The Great Fifth believed that they should be closed in order to insure the future stability of the (Tibetan) nation, and to dissuade other monasteries from engaging in warfare. [...]

The fact is that the Great Fifth passed laws outlawing sectarian skirmishes, and passed laws ensuring the freedom of religion.

This freedom was extended to not only the Buddhist schools, but also to the non-Buddhist ones. For example, he kept a Bonpo lama in his entourage to speak for the interests of the Bon movement.

And on a personal level, he himself practiced so many non-Gelugpa lineages that the Gelugpas criticized him for straying from his roots."
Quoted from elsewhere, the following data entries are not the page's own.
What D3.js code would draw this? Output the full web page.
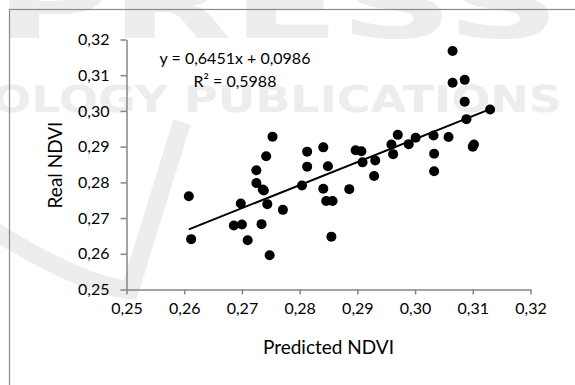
<!DOCTYPE html>
<html><head><meta charset="utf-8">
<script src="https://cdn.jsdelivr.net/npm/d3@7"></script>
<style>html,body{margin:0;padding:0;background:#fff;}svg{display:block;}</style>
</head><body><div id="chart"></div>
<script>
const predicted = [0.2608,0.2612,0.2686,0.2700,0.2698,0.2710,0.2725,0.2725,0.2736,0.2738,0.2734,0.2742,0.2744,0.2748,0.2753,0.2771,0.2804,0.2813,0.2813,0.2841,0.2841,0.2849,0.2846,0.2857,0.2855,0.2886,0.2897,0.2907,0.2909,0.2931,0.2929,0.2959,0.2962,0.2970,0.2989,0.3001,0.3032,0.3033,0.3033,0.3058,0.3065,0.3065,0.3086,0.3086,0.3089,0.3100,0.3102,0.3130];
const real = [0.2761,0.2641,0.2679,0.2682,0.2741,0.2638,0.2834,0.2798,0.2780,0.2777,0.2683,0.2873,0.2739,0.2596,0.2928,0.2723,0.2791,0.2886,0.2844,0.2898,0.2782,0.2845,0.2748,0.2748,0.2648,0.2781,0.2890,0.2887,0.2856,0.2861,0.2818,0.2906,0.2879,0.2933,0.2907,0.2925,0.2931,0.2880,0.2831,0.2927,0.3168,0.3079,0.3087,0.3026,0.2977,0.2900,0.2906,0.3004];
const xTicks = [0.25,0.26,0.27,0.28,0.29,0.30,0.31,0.32];
const yTicks = [0.25,0.26,0.27,0.28,0.29,0.30,0.31,0.32];
const slope = 0.6451, intercept = 0.0986;
const eqLabel = "y = 0,6451x + 0,0986";
const r2Label = "R² = 0,5988";
const xTitle = "Predicted NDVI", yTitle = "Real NDVI";

const W = 575, H = 385;
const svg = d3.select("#chart").append("svg").attr("width", W).attr("height", H);
const font = "Lato, 'Open Sans', sans-serif";

// watermark
const wm = svg.append("g").attr("fill", "#ededed");
wm.append("text").attr("x", -5).attr("y", 38).attr("font-family", "'DejaVu Sans', sans-serif")
  .attr("font-weight", "bold").attr("font-size", 95).attr("textLength", 565).attr("lengthAdjust", "spacingAndGlyphs").text("PRESS");
wm.append("text").attr("x", -8).attr("y", 112).attr("font-family", "'DejaVu Sans', sans-serif")
  .attr("font-weight", "bold").attr("font-size", 37).attr("textLength", 570).attr("lengthAdjust", "spacingAndGlyphs").text("OLOGY PUBLICATIONS");
svg.append("path").attr("d", "M -10,228 Q 80,285 130,290 L 182,122")
  .attr("fill", "none").attr("stroke", "#ededed").attr("stroke-width", 18);

// border
svg.append("rect").attr("x", 9.5).attr("y", 9.5).attr("width", 600).attr("height", 400)
  .attr("fill", "none").attr("stroke", "#8a8a8a").attr("stroke-width", 1.2);

const x = d3.scaleLinear().domain([0.25, 0.32]).range([126.5, 530.5]);
const y = d3.scaleLinear().domain([0.25, 0.32]).range([289.5, 39.5]);
const fmt = d => d3.format(".2f")(d).replace(".", ",");

const xAxis = svg.append("g").attr("transform", `translate(0,${y(0.25)})`)
  .call(d3.axisBottom(x).tickValues(xTicks).tickFormat(fmt).tickSize(5).tickSizeOuter(0).tickPadding(8));
const yAxis = svg.append("g").attr("transform", `translate(${x(0.25)},0)`)
  .call(d3.axisLeft(y).tickValues(yTicks).tickFormat(fmt).tickSize(6).tickSizeOuter(0).tickPadding(11));
[xAxis, yAxis].forEach(a => {
  a.select(".domain").attr("stroke", "#868686").attr("stroke-width", 1.5);
  a.selectAll(".tick line").attr("stroke", "#868686").attr("stroke-width", 1.5);
  a.selectAll(".tick text").attr("font-family", font).attr("font-size", 16).attr("fill", "#000");
});

// trendline
const xr = d3.extent(predicted);
svg.append("line").attr("x1", x(xr[0])).attr("y1", y(slope*xr[0]+intercept))
  .attr("x2", x(xr[1])).attr("y2", y(slope*xr[1]+intercept))
  .attr("stroke", "#000").attr("stroke-width", 2);

// points
svg.append("g").selectAll("circle").data(predicted.map((p,i)=>[p, real[i]])).join("circle")
  .attr("cx", d => x(d[0])).attr("cy", d => y(d[1])).attr("r", 5).attr("fill", "#000");

// labels
svg.append("text").attr("x", 235).attr("y", 64).attr("text-anchor", "middle")
  .attr("font-family", font).attr("font-size", 16).text(eqLabel);
svg.append("text").attr("x", 235).attr("y", 87).attr("text-anchor", "middle")
  .attr("font-family", font).attr("font-size", 16).text(r2Label);
svg.append("text").attr("x", 328.5).attr("y", 354).attr("text-anchor", "middle")
  .attr("font-family", font).attr("font-size", 19).text(xTitle);
svg.append("text").attr("transform", "translate(62,165) rotate(-90)").attr("text-anchor", "middle")
  .attr("font-family", font).attr("font-size", 19).text(yTitle);
</script></body></html>
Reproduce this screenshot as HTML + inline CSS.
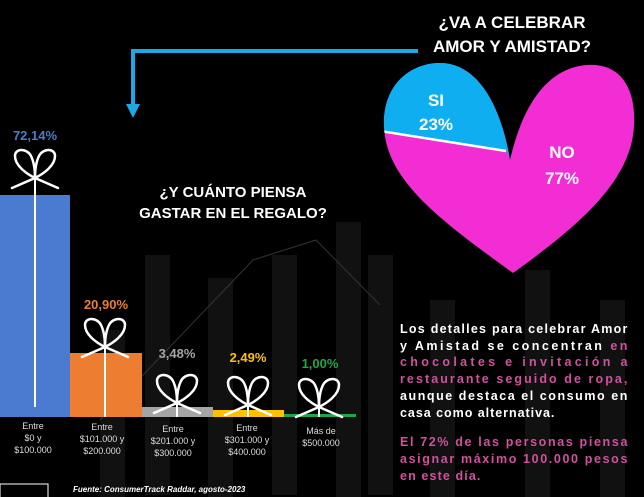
<!DOCTYPE html>
<html><head><meta charset="utf-8"><style>
body{margin:0;background:#000;}
svg{display:block;font-family:"Liberation Sans",sans-serif;}
</style></head><body>
<svg width="644" height="497" viewBox="0 0 644 497">
<defs>
<g id="bow" fill="none" stroke="#fff" stroke-width="2.5" stroke-linecap="round">
<path d="M0,0 C-8,-4 -20,-12 -20,-22 C-20,-30 -8,-30 -4,-22 C-1,-16 0,-8 0,0"/>
<path d="M0,0 C8,-4 20,-12 20,-22 C20,-30 8,-30 4,-22 C1,-16 0,-8 0,0"/>
<path d="M0,0 L-23,10 M0,0 L23,10"/>
</g>
<clipPath id="heart"><path d="M513,273 C440,220 385,180 384,125 C383,85 410,63 440,63 C475,63 500,100 510,160 C525,95 555,63 595,65 C625,67 636,95 634,125 C632,180 580,225 513,273 Z"/></clipPath>
</defs>
<rect width="644" height="497" fill="#000"/>
<g fill="#111">
<rect x="145" y="255" width="25" height="240"/><rect x="208" y="278" width="25" height="220"/>
<rect x="272" y="255" width="25" height="240"/><rect x="336" y="222" width="25" height="275"/>
<rect x="368" y="255" width="25" height="240"/><rect x="430" y="300" width="25" height="197"/>
<rect x="525" y="270" width="25" height="227"/><rect x="600" y="300" width="25" height="197"/>
<rect x="100" y="330" width="25" height="167"/>
</g>
<polyline points="100,420 253,260 316,240 380,305" fill="none" stroke="#333" stroke-width="1"/>
<path d="M418,51 H133 V104" fill="none" stroke="#1ea7e6" stroke-width="4"/>
<path d="M126,104 L140,104 L133,118 Z" fill="#1ea7e6"/>
<text x="512" y="28" fill="#fff" font-size="17" font-weight="bold" text-anchor="middle">¿VA A CELEBRAR</text>
<text x="512" y="52" fill="#fff" font-size="17" font-weight="bold" text-anchor="middle">AMOR Y AMISTAD?</text>
<g clip-path="url(#heart)">
<rect x="380" y="60" width="260" height="220" fill="#f22dd3"/>
<polygon points="380,60 511,60 511,160 506,151 380,131" fill="#0eaef0"/>
<line x1="380" y1="131" x2="506" y2="151" stroke="#fff" stroke-width="2.5"/>
</g>
<text x="436" y="106" fill="#fff" font-size="17" font-weight="bold" text-anchor="middle">SI</text>
<text x="436" y="130" fill="#fff" font-size="17" font-weight="bold" text-anchor="middle">23%</text>
<text x="562" y="158" fill="#fff" font-size="17" font-weight="bold" text-anchor="middle">NO</text>
<text x="562" y="184" fill="#fff" font-size="17" font-weight="bold" text-anchor="middle">77%</text>
<text x="233" y="197" fill="#fff" font-size="15" font-weight="bold" text-anchor="middle">¿Y CUÁNTO PIENSA</text>
<text x="233" y="218" fill="#fff" font-size="15" font-weight="bold" text-anchor="middle">GASTAR EN EL REGALO?</text>
<rect x="0" y="195" width="70" height="222" fill="#4a7bd0"/>
<rect x="70" y="353" width="72" height="64" fill="#ed7d31"/>
<rect x="142" y="407" width="71" height="10" fill="#a5a5a5"/>
<rect x="213" y="410" width="71" height="7" fill="#ffc000"/>
<rect x="284" y="414" width="72" height="3" fill="#1fa64a"/>
<g stroke="#fff" stroke-width="2">
<line x1="35" y1="178" x2="35" y2="407"/><line x1="105" y1="347" x2="105" y2="417"/>
<line x1="177" y1="403" x2="177" y2="417"/><line x1="248" y1="405" x2="248" y2="417"/>
<line x1="319" y1="407" x2="319" y2="417"/>
</g>
<use href="#bow" x="35" y="178"/><use href="#bow" x="105" y="347"/>
<use href="#bow" x="177" y="403"/><use href="#bow" x="248" y="405"/><use href="#bow" x="319" y="407"/>
<g font-size="13" font-weight="bold" text-anchor="middle">
<text x="35" y="140" fill="#4a7bd0">72,14%</text>
<text x="106" y="309" fill="#ed7d31">20,90%</text>
<text x="177" y="358" fill="#a5a5a5">3,48%</text>
<text x="248" y="362" fill="#ffc000">2,49%</text>
<text x="320" y="368" fill="#1fa64a">1,00%</text>
</g>
<g font-size="9" fill="#ddd" text-anchor="middle">
<text x="33" y="429">Entre</text><text x="33" y="441">$0 y</text><text x="33" y="453">$100.000</text>
<text x="102" y="430">Entre</text><text x="102" y="442">$101.000 y</text><text x="102" y="454">$200.000</text>
<text x="173" y="432">Entre</text><text x="173" y="444">$201.000 y</text><text x="173" y="456">$300.000</text>
<text x="247" y="431">Entre</text><text x="247" y="443">$301.000 y</text><text x="247" y="455">$400.000</text>
<text x="321" y="434">Más de</text><text x="321" y="446">$500.000</text>
</g>
<text x="73" y="492" fill="#fff" font-size="8" font-weight="bold" font-style="italic">Fuente: ConsumerTrack Raddar, agosto-2023</text>
<rect x="0" y="484" width="48" height="20" fill="none" stroke="#fff" stroke-width="1"/>
<g font-size="12.5" font-weight="bold" letter-spacing="0.6">
<text x="400" y="333" fill="#fff" textLength="228" lengthAdjust="spacing">Los detalles para celebrar Amor</text>
<text x="400" y="350" textLength="228" lengthAdjust="spacing"><tspan fill="#fff">y Amistad se concentran </tspan><tspan fill="#d2509e">en</tspan></text>
<text x="400" y="366" fill="#d2509e" textLength="228" lengthAdjust="spacing">chocolates e invitación a</text>
<text x="400" y="383" fill="#d2509e" textLength="228" lengthAdjust="spacing">restaurante seguido de ropa,</text>
<text x="400" y="400" fill="#fff" textLength="228" lengthAdjust="spacing">aunque destaca el consumo en</text>
<text x="400" y="417" fill="#fff" textLength="155" lengthAdjust="spacing">casa como alternativa.</text>
<text x="400" y="446" fill="#d2509e" textLength="228" lengthAdjust="spacing">El 72% de las personas piensa</text>
<text x="400" y="463" fill="#d2509e" textLength="228" lengthAdjust="spacing">asignar máximo 100.000 pesos</text>
<text x="400" y="480" fill="#d2509e" textLength="81" lengthAdjust="spacing">en este día.</text>
</g>
</svg>
</body></html>
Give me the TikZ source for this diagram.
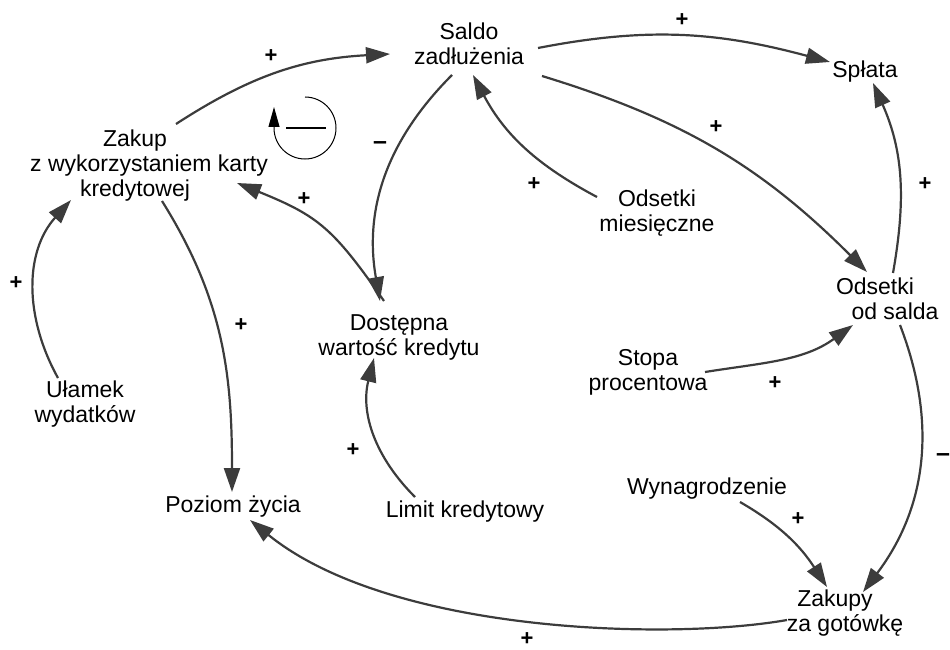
\documentclass[tikz,border=0pt]{standalone}
\usepackage{fontspec}
\setmainfont{Liberation Sans}
\usetikzlibrary{arrows.meta}
\definecolor{edge}{HTML}{3C3C3C}
\begin{document}
\begin{tikzpicture}[x=1pt,y=1pt,
  var/.style={align=center, inner sep=0pt, font=\fontsize{23}{25}\selectfont, text=black},
  link/.style={draw=edge, line width=2.2pt, -{Triangle[length=24pt,width=16pt]}},
  pol/.style={font=\fontsize{22}{22}\selectfont\bfseries, inner sep=0pt, text=black},
  neg/.style={font=\fontsize{25}{25}\selectfont\bfseries, inner sep=0pt, text=black}]
\useasboundingbox (0,0) rectangle (950,-650);
% variables
\node[var] (sal) at (469,-44) {Saldo\\zadłużenia};
\node[var] (spl) at (865,-72) {Spłata};
\node[var] (zak) at (135,-166) {Zakup\\\hspace*{28pt}z wykorzystaniem karty\\kredytowej};
\node[var] (odm) at (657,-213) {Odsetki\\miesięczne};
\node[var] (ods) at (885,-299) {Odsetki\hspace*{20pt}\mbox{}\\\hspace*{20pt}od salda};
\node[var] (dos) at (399,-337) {Dostępna\\wartość kredytu};
\node[var] (sto) at (648,-372) {Stopa\\procentowa};
\node[var] (ula) at (85,-404) {Ułamek\\wydatków};
\node[var] (poz) at (233,-507) {Poziom życia};
\node[var] (lim) at (465,-512) {Limit kredytowy};
\node[var] (wyn) at (707,-489) {Wynagrodzenie};
\node[var] (zkg) at (840,-613) {Zakupy\hspace*{10pt}\mbox{}\\\hspace*{10pt}za gotówkę};
% connectors
\draw[link] ([shift={(41,42)}]zak.center) to[out=33,in=183] ([shift={(-79,-10)}]sal.center);
\draw[link] ([shift={(69,-4)}]sal.center) to[out=11,in=165] ([shift={(-35,10)}]spl.center);
\draw[link] ([shift={(73,-32)}]sal.center) to[out=-17,in=135] ([shift={(-18,27)}]ods.center);
\draw[link] ([shift={(-60,16)}]odm.center) to[out=152,in=298] ([shift={(4,-31)}]sal.center);
\draw[link] ([shift={(-17,-31)}]sal.center) to[out=225,in=100] ([shift={(-19,36)}]dos.center);
\draw[link] ([shift={(-15,36)}]dos.center) to[out=125,in=338,looseness=1.2] ([shift={(102,-17)}]zak.center);
\draw[link] ([shift={(-27,26)}]ula.center) to[out=119,in=228] ([shift={(-64,-34)}]zak.center);
\draw[link] ([shift={(27,-35)}]zak.center) to[out=-58,in=90] ([shift={(-1,15)}]poz.center);
\draw[link] ([shift={(-50,15)}]lim.center) to[out=135,in=256] ([shift={(-25,-21)}]dos.center);
\draw[link] ([shift={(57,0)}]sto.center) to[out=9,in=216] ([shift={(-32,-26)}]ods.center);
\draw[link] ([shift={(8,26)}]ods.center) to[out=80,in=294] ([shift={(8,-11)}]spl.center);
\draw[link] ([shift={(15,-26)}]ods.center) to[out=-69,in=53] ([shift={(23,21)}]zkg.center);
\draw[link] ([shift={(33,-13)}]wyn.center) to[out=-30,in=123] ([shift={(-13,26)}]zkg.center);
\draw[link] ([shift={(-53,-7)}]zkg.center) to[out=190,in=321,out distance=120pt,in distance=180pt] ([shift={(17,-13)}]poz.center);
% polarities
\node[pol] (p1) at (271,-56) {+};
\node[pol] (p2) at (682,-20) {+};
\node[pol] (p3) at (716,-127) {+};
\node[pol] (p4) at (534,-184) {+};
\node[neg] (p5) at (380,-146) {–};
\node[pol] (p6) at (304,-199) {+};
\node[pol] (p7) at (16,-283) {+};
\node[pol] (p8) at (241,-325) {+};
\node[pol] (p9) at (353,-450) {+};
\node[pol] (p10) at (775,-383) {+};
\node[pol] (p11) at (925,-184) {+};
\node[neg] (p12) at (943,-458) {–};
\node[pol] (p13) at (798,-519) {+};
\node[pol] (p14) at (527,-639) {+};
% loop symbol
\coordinate (lc) at (305,-128);
\draw[line width=1pt, -{Triangle[length=20pt,width=11pt]}] ([shift={(0,31)}]lc) arc[start angle=90,end angle=-180,radius=31] -- ++(0,21);
\draw[line width=2pt] ([shift={(-19,0)}]lc) -- ([shift={(21,0)}]lc);
\end{tikzpicture}
\end{document}
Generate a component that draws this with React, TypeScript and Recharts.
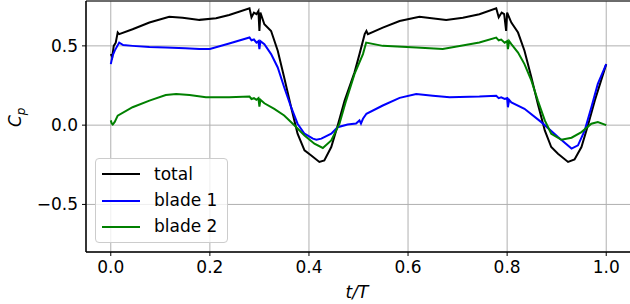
import {
  LineChart,
  Line,
  XAxis,
  YAxis,
  CartesianGrid,
  Legend,
  ReferenceArea,
  Label,
} from "recharts";

const totalT = [
  0.0, 0.003, 0.006, 0.01, 0.014, 0.017, 0.044, 0.078, 0.118, 0.145, 0.179,
  0.2125, 0.239, 0.28, 0.284, 0.289, 0.294, 0.298, 0.3, 0.302, 0.31, 0.3236,
  0.337, 0.35, 0.364, 0.377, 0.391, 0.404, 0.421, 0.431, 0.445, 0.458, 0.472,
  0.492, 0.502, 0.5125, 0.516, 0.519, 0.549, 0.583, 0.623, 0.677, 0.7107,
  0.744, 0.778, 0.783, 0.789, 0.794, 0.798, 0.8, 0.8085, 0.822, 0.835, 0.849,
  0.862, 0.876, 0.889, 0.9026, 0.923, 0.936, 0.95, 0.963, 0.977, 1.0,
];
const totalCp = [
  0.448, 0.43, 0.5, 0.52, 0.585, 0.574, 0.605, 0.647, 0.684, 0.678, 0.664,
  0.674, 0.695, 0.737, 0.68, 0.71, 0.7, 0.72, 0.594, 0.71, 0.636, 0.594,
  0.469, 0.301, 0.113, -0.054, -0.159, -0.19, -0.232, -0.222, -0.138, -0.002,
  0.155, 0.333, 0.448, 0.574, 0.594, 0.574, 0.615, 0.657, 0.684, 0.664, 0.678,
  0.7, 0.737, 0.68, 0.71, 0.7, 0.594, 0.71, 0.647, 0.584, 0.469, 0.301, 0.134,
  -0.033, -0.138, -0.18, -0.232, -0.217, -0.138, -0.002, 0.155, 0.385,
];

const blade1T = [
  0.0, 0.004, 0.008, 0.017, 0.025, 0.044, 0.078, 0.111, 0.15, 0.179, 0.2,
  0.239, 0.28, 0.284, 0.289, 0.294, 0.298, 0.3, 0.302, 0.31, 0.3236, 0.337,
  0.35, 0.364, 0.377, 0.391, 0.408, 0.415, 0.425, 0.445, 0.458, 0.478, 0.495,
  0.502, 0.505, 0.509, 0.516, 0.549, 0.583, 0.6165, 0.65, 0.684, 0.744, 0.778,
  0.783, 0.788, 0.795, 0.8, 0.8016, 0.804, 0.8085, 0.835, 0.869, 0.9026, 0.93,
  0.943, 0.9566, 0.97, 0.983, 1.0,
];
const blade1Cp = [
  0.385, 0.44, 0.47, 0.521, 0.505, 0.5, 0.493, 0.49, 0.485, 0.48, 0.48, 0.515,
  0.553, 0.535, 0.54, 0.52, 0.53, 0.48, 0.53, 0.51, 0.448, 0.364, 0.239, 0.113,
  0.009, -0.054, -0.085, -0.092, -0.085, -0.054, -0.013, 0.004, 0.01, 0.03,
  0.01, 0.04, 0.072, 0.124, 0.172, 0.197, 0.186, 0.176, 0.18, 0.185, 0.17,
  0.175, 0.165, 0.17, 0.113, 0.16, 0.144, 0.103, 0.019, -0.075, -0.148, -0.127,
  -0.033, 0.113, 0.26, 0.385,
];

const blade2T = [
  0.0, 0.002, 0.004, 0.008, 0.014, 0.044, 0.078, 0.111, 0.132, 0.159, 0.192,
  0.239, 0.28, 0.284, 0.289, 0.294, 0.298, 0.3, 0.302, 0.31, 0.33, 0.35, 0.371,
  0.391, 0.411, 0.428, 0.445, 0.4616, 0.475, 0.492, 0.509, 0.5155, 0.549,
  0.6166, 0.67, 0.744, 0.778, 0.783, 0.788, 0.795, 0.8, 0.8016, 0.804, 0.8085,
  0.822, 0.835, 0.849, 0.862, 0.876, 0.889, 0.9095, 0.93, 0.95, 0.97, 0.983,
  1.0,
];
const blade2Cp = [
  0.03, 0.01, 0.004, 0.02, 0.06, 0.113, 0.155, 0.19, 0.197, 0.19, 0.176, 0.176,
  0.18, 0.165, 0.17, 0.16, 0.17, 0.117, 0.16, 0.138, 0.103, 0.061, -0.002,
  -0.065, -0.117, -0.144, -0.096, 0.009, 0.155, 0.323, 0.448, 0.521, 0.5, 0.49,
  0.48, 0.521, 0.552, 0.535, 0.54, 0.52, 0.53, 0.48, 0.53, 0.511, 0.458, 0.385,
  0.281, 0.155, 0.03, -0.054, -0.092, -0.079, -0.044, 0.009, 0.019, 0.0,
];

const xTicks = [0, 0.2, 0.4, 0.6, 0.8, 1.0];
const yTicks = [-0.5, 0, 0.5];

const toPoints = (ts: number[], cps: number[]) =>
  ts.map((t, i) => ({ t, cp: cps[i] }));

const series = [
  { name: "total", color: "#000000", data: toPoints(totalT, totalCp) },
  { name: "blade 1", color: "#0000ff", data: toPoints(blade1T, blade1Cp) },
  { name: "blade 2", color: "#008000", data: toPoints(blade2T, blade2Cp) },
];

const FONT = "DejaVu Sans";
const tickStyle = { fill: "#000", fontSize: 17, fontFamily: FONT };
const fmt = (v: number) => (v < 0 ? "\u2212" : "") + Math.abs(v).toFixed(1);

// legend keeps the plotting order (recharts sorts payload by name)
function LegendBox() {
  return (
    <div
      style={{
        boxSizing: "border-box",
        width: 133,
        height: 85,
        paddingTop: 2,
        border: "1px solid #cccccc",
        borderRadius: 4,
        background: "rgba(255,255,255,0.8)",
        fontFamily: FONT,
        fontSize: 17,
        color: "#000",
      }}
    >
      {series.map((s) => (
        <div
          key={s.name}
          style={{ height: 26.4, display: "flex", alignItems: "center" }}
        >
          <span
            style={{
              marginLeft: 6,
              width: 38,
              height: 0,
              borderTop: `2px solid ${s.color}`,
            }}
          />
          <span style={{ marginLeft: 14, lineHeight: 1 }}>{s.name}</span>
        </div>
      ))}
    </div>
  );
}

export default function App() {
  return (
    <div
      style={{
        position: "absolute",
        left: 0,
        top: 0,
        width: 630,
        height: 304,
        overflow: "hidden",
        background: "#fff",
      }}
    >
      <LineChart
        width={631}
        height={304}
        margin={{ top: 1, right: 0, bottom: 0, left: 0 }}
      >
        <CartesianGrid stroke="#b0b0b0" strokeWidth={1} />
        <XAxis
          dataKey="t"
          type="number"
          domain={[-0.05, 1.05]}
          ticks={xTicks}
          tickFormatter={fmt}
          height={52}
          tick={tickStyle}
          tickSize={4}
          tickMargin={5}
          tickLine={{ stroke: "#000" }}
          axisLine={{ stroke: "#000" }}
          allowDataOverflow
        >
          <Label
            content={() => (
              <text
                x={357}
                y={298}
                textAnchor="middle"
                fontFamily={FONT}
                fontSize={17}
                fontStyle="italic"
                fill="#000"
              >
                t/T
              </text>
            )}
          />
        </XAxis>
        <YAxis
          type="number"
          domain={[-0.8, 0.783]}
          ticks={yTicks}
          tickFormatter={fmt}
          width={86}
          tick={tickStyle}
          tickSize={4}
          tickMargin={4}
          tickLine={{ stroke: "#000" }}
          axisLine={{ stroke: "#000" }}
          allowDataOverflow
        >
          <Label
            content={() => (
              <text
                x={20.5}
                y={127}
                transform="rotate(-90 20.5 127)"
                fontFamily={FONT}
                fontSize={17}
                fontStyle="italic"
                fill="#000"
              >
                C
                <tspan fontSize={12} dy={4}>
                  p
                </tspan>
              </text>
            )}
          />
        </YAxis>
        <ReferenceArea
          x1={-0.05}
          x2={1.05}
          y1={-0.8}
          y2={0.783}
          fill="none"
          stroke="#000"
          strokeWidth={1}
          ifOverflow="visible"
        />
        {series.map((s) => (
          <Line
            key={s.name}
            data={s.data}
            dataKey="cp"
            name={s.name}
            type="linear"
            stroke={s.color}
            strokeWidth={2}
            dot={false}
            activeDot={false}
            isAnimationActive={false}
          />
        ))}
        <Legend
          layout="horizontal"
          verticalAlign="middle"
          align="center"
          content={<LegendBox />}
          wrapperStyle={{ left: 95, top: 158, width: 133, height: 85 }}
        />
      </LineChart>
    </div>
  );
}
The writings of Dölpopa Sherab Gyaltsen and even those of Sakya proponents of Shentong were sealed and banned from publication and study and that Jonangpa monastics were forcibly converted to the Gelug lineage.

6. Rediscovery

The Jonangpa were until recently thought to be an extinct heretical sect:

Thus, Tibetologists were astonished when fieldwork turned up several active Jonangpa monasteries, including the main monastery, Tsangwa, located in Dzamthang County, Sichuan.

Almost 40 monasteries, comprising about 5000 monks, have subsequently been found, including some in the Amdo Tibetan and Gyalrong areas of Qinghai, Sichuan and Tibet.

One of the supporters of the Jonang lineage in exile has been the 14th Dalai Lama of the Gelugpa lineage:

The Dalai Lama donated buildings in Himachal Pradesh state in Shimla, India for use as a Jonang monastery (now known as the Takten Phuntsok Choeling Monastery) and has visited during one of his recent teaching tours. The Karmapa of the Karma Kagyu lineage has also visited there.

The Jonang tradition has recently officially registered with the Tibetan Government in exile to be recognized as the 5th living Buddhist tradition of Tibetan Buddhism.

The 14th Dalai Lama assigned Jebtsundamba Khutuktu of Mongolia (who is considered to be an incarnation of Tāranātha) as the leader of the Jonang tradition.

Much of the literature of the Jonang has also survived, including most works by Dölpopa, which have been published also in English.